Directive: Reproduce every line of the material below, but drop the pictures.

>> start Data shown

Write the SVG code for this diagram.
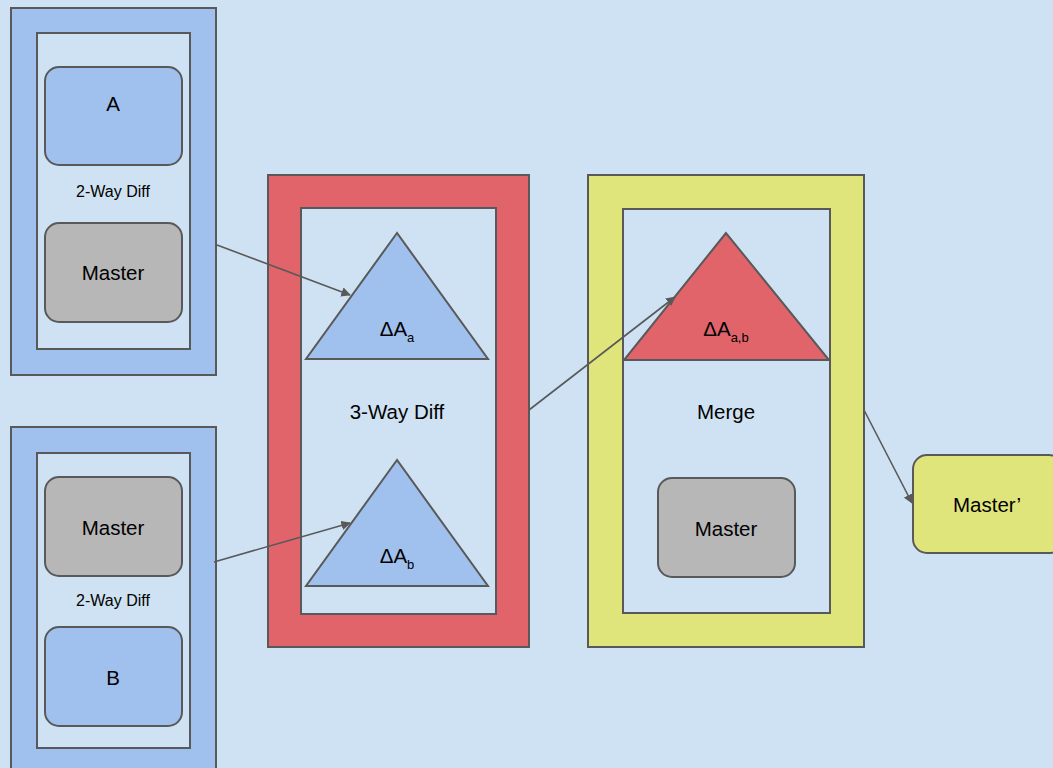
<svg xmlns="http://www.w3.org/2000/svg" width="1053" height="768" viewBox="0 0 1053 768">
<defs>
<marker id="arr" viewBox="0 0 10 10" refX="9" refY="5" markerWidth="6" markerHeight="6" orient="auto" markerUnits="strokeWidth">
<path d="M0,0 L10,5 L0,10 Z" fill="#595959"/>
</marker>
<style>
.s{stroke:#595959;stroke-width:2}
.bg{fill:#cfe2f3}
.blue{fill:#a0c1ee}
.red{fill:#e06469}
.yel{fill:#dfe57b}
.gray{fill:#b7b7b7}
text{font-family:"Liberation Sans",Arial,sans-serif;fill:#000;text-anchor:middle}
.t18{font-size:20.5px}
.t14{font-size:16px}
.sub{font-size:13px}
.conn{stroke:#595959;stroke-width:1.6;fill:none;marker-end:url(#arr)}
</style>
</defs>
<rect x="0" y="0" width="1053" height="768" class="bg"/>

<g id="diffA">
<rect x="11" y="8" width="205" height="367" class="s blue"/>
<rect x="37" y="33" width="153" height="316" class="s bg"/>
<rect x="45" y="67" width="137" height="98" rx="14" class="s blue"/>
<text x="113" y="111" class="t18">A</text>
<text x="113" y="197" class="t14">2-Way Diff</text>
<rect x="45" y="223" width="137" height="99" rx="14" class="s gray"/>
<text x="113" y="280" class="t18">Master</text>
</g>

<g id="diffB">
<rect x="11" y="427" width="205" height="360" class="s blue"/>
<rect x="37" y="453" width="153" height="295" class="s bg"/>
<rect x="45" y="477" width="137" height="99" rx="14" class="s gray"/>
<text x="113" y="535" class="t18">Master</text>
<text x="113" y="606" class="t14">2-Way Diff</text>
<rect x="45" y="627" width="137" height="99" rx="14" class="s blue"/>
<text x="113" y="685" class="t18">B</text>
</g>

<g id="threeway">
<rect x="268" y="175" width="261" height="472" class="s red"/>
<rect x="301" y="208" width="195" height="406" class="s bg"/>
<polygon points="397,233 306,359 488,359" class="s blue"/>
<text x="397" y="336" class="t18">ΔA<tspan class="sub" dy="6">a</tspan></text>
<text x="397" y="419" class="t18">3-Way Diff</text>
<polygon points="397,460 306,586 488,586" class="s blue"/>
<text x="397" y="563" class="t18">ΔA<tspan class="sub" dy="6">b</tspan></text>
</g>

<g id="merge">
<rect x="588" y="175" width="276" height="472" class="s yel"/>
<rect x="623" y="209" width="207" height="404" class="s bg"/>
<polygon points="726,233 624,360 829,360" class="s red"/>
<text x="726" y="336" class="t18">ΔA<tspan class="sub" dy="6">a,b</tspan></text>
<text x="726" y="419" class="t18">Merge</text>
<rect x="658" y="478" width="137" height="99" rx="14" class="s gray"/>
<text x="726" y="536" class="t18">Master</text>
</g>

<g id="masterPrime">
<rect x="913" y="455" width="150" height="98" rx="14" class="s yel"/>
<text x="987" y="512" class="t18">Master’</text>
</g>

<g id="connectors">
<line x1="217" y1="245" x2="350" y2="295" class="conn"/>
<line x1="214" y1="562" x2="350" y2="523" class="conn"/>
<line x1="529" y1="410" x2="675" y2="297" class="conn"/>
<line x1="864" y1="410" x2="912" y2="503" class="conn"/>
</g>
</svg>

>> end Data shown

Correct output:
Write the SVG code for this diagram.
<svg xmlns="http://www.w3.org/2000/svg" width="1053" height="768" viewBox="0 0 1053 768">
<defs>
<marker id="arr" viewBox="0 0 10 10" refX="9" refY="5" markerWidth="6" markerHeight="6" orient="auto" markerUnits="strokeWidth">
<path d="M0,0 L10,5 L0,10 Z" fill="#595959"/>
</marker>
<style>
.s{stroke:#595959;stroke-width:2}
.bg{fill:#cfe2f3}
.blue{fill:#a0c1ee}
.red{fill:#e06469}
.yel{fill:#dfe57b}
.gray{fill:#b7b7b7}
text{font-family:"Liberation Sans",Arial,sans-serif;fill:#000;text-anchor:middle}
.t18{font-size:20.5px}
.t14{font-size:16px}
.sub{font-size:13px}
.conn{stroke:#595959;stroke-width:1.6;fill:none;marker-end:url(#arr)}
</style>
</defs>
<rect x="0" y="0" width="1053" height="768" class="bg"/>

<g id="diffA">
<rect x="11" y="8" width="205" height="367" class="s blue"/>
<rect x="37" y="33" width="153" height="316" class="s bg"/>
<rect x="45" y="67" width="137" height="98" rx="14" class="s blue"/>
<text x="113" y="111" class="t18">A</text>
<text x="113" y="197" class="t14">2-Way Diff</text>
<rect x="45" y="223" width="137" height="99" rx="14" class="s gray"/>
<text x="113" y="280" class="t18">Master</text>
</g>

<g id="diffB">
<rect x="11" y="427" width="205" height="360" class="s blue"/>
<rect x="37" y="453" width="153" height="295" class="s bg"/>
<rect x="45" y="477" width="137" height="99" rx="14" class="s gray"/>
<text x="113" y="535" class="t18">Master</text>
<text x="113" y="606" class="t14">2-Way Diff</text>
<rect x="45" y="627" width="137" height="99" rx="14" class="s blue"/>
<text x="113" y="685" class="t18">B</text>
</g>

<g id="threeway">
<rect x="268" y="175" width="261" height="472" class="s red"/>
<rect x="301" y="208" width="195" height="406" class="s bg"/>
<polygon points="397,233 306,359 488,359" class="s blue"/>
<text x="397" y="336" class="t18">ΔA<tspan class="sub" dy="6">a</tspan></text>
<text x="397" y="419" class="t18">3-Way Diff</text>
<polygon points="397,460 306,586 488,586" class="s blue"/>
<text x="397" y="563" class="t18">ΔA<tspan class="sub" dy="6">b</tspan></text>
</g>

<g id="merge">
<rect x="588" y="175" width="276" height="472" class="s yel"/>
<rect x="623" y="209" width="207" height="404" class="s bg"/>
<polygon points="726,233 624,360 829,360" class="s red"/>
<text x="726" y="336" class="t18">ΔA<tspan class="sub" dy="6">a,b</tspan></text>
<text x="726" y="419" class="t18">Merge</text>
<rect x="658" y="478" width="137" height="99" rx="14" class="s gray"/>
<text x="726" y="536" class="t18">Master</text>
</g>

<g id="masterPrime">
<rect x="913" y="455" width="150" height="98" rx="14" class="s yel"/>
<text x="987" y="512" class="t18">Master’</text>
</g>

<g id="connectors">
<line x1="217" y1="245" x2="350" y2="295" class="conn"/>
<line x1="214" y1="562" x2="350" y2="523" class="conn"/>
<line x1="529" y1="410" x2="675" y2="297" class="conn"/>
<line x1="864" y1="410" x2="912" y2="503" class="conn"/>
</g>
</svg>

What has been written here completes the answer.